Airborne particles remain highly lead-enriched compared to natural background levels, Imperial College London said in the scientific journal PNAS, published on Tuesday.

Up to 40 per cent of lead in airborne particles derives from previous use of leaded petrol, the study found.

Researchers said the work highlighted the long-term existence of air contaminants introduced by human activity.

The city, which has long had a pollution problem, was one of the first to introduce a congestion charge to reduce the volume of traffic in the centre and last year set up an ultra-low emissions zone for Greater London.

“Petrol-derived lead deposited decades ago remains an important pollutant in London,” said lead author of the study Dr Eleonore Resongles, from ICL’s department of Earth science and engineering.

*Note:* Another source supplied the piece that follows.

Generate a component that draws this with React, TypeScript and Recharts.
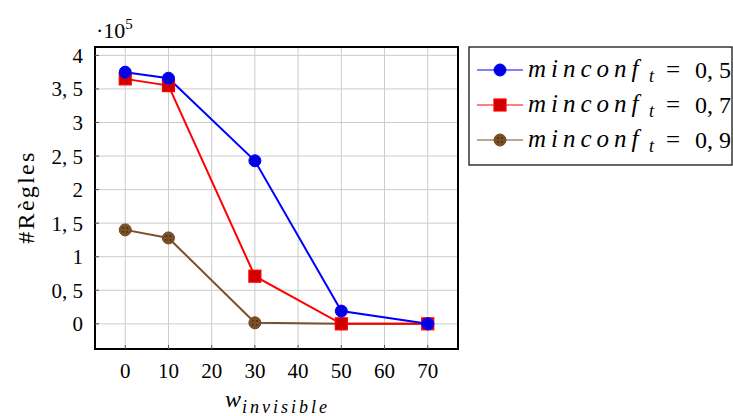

“Despite the leaded petrol ban, historically combusted lead is still present in London’s air more than 20 years later.”

'There is no safe threshold for lead in humans,' Dr Eleonore Resongles said. Getty
'There is no safe threshold for lead in humans,' Dr Eleonore Resongles said. Getty

The study found that although lead levels had dropped dramatically, what remains is “persistent”.

Dr Resongles said further investigation was needed into the health effects on people in London because despite air quality targets there is no safe threshold for lead in humans.

“Long-term, low-level exposure to lead can adversely affect health and, while we don’t yet know the health implications of our findings, they suggest that leaded petrol might still be providing low-level exposure which can have detrimental effects on health,” Dr Resongles said.

Scientists compared the composition of particulate matter in the air with samples of road samples and urban soil, which confirmed the presence of dust contaminated by leaded petrol in London.

They said that once settled in the environment the lead particles were steadily recirculated by wind and vehicle movement.

The researchers took 18 samples of airborne particles at street level in Marylebone in summer 2018 and 20 samples from a 24-metre-high rooftop at ICL’s South Kensington campus between 2014 and 2018.

They found lead sources had remained unchanged over the past decade. Lead has been used in a variety of ways, from petrol, batteries, alloys and solders to piping and paint in homes and buildings.

Until 1999, leaded petrol remained the primary source of the metal’s emissions in the UK.

But the use of lead in petrol has ceased in most countries worldwide due to evidence that exposure can cause neurodevelopmental problems in children and cardiovascular, kidney and reproductive problems in adults.

The study was in collaboration with the French National Research Institute for Sustainable Development, Princeton University in the US, the University of Birmingham, the German Meteorological Service and King Abdulaziz University in Jeddah, Saudi Arabia.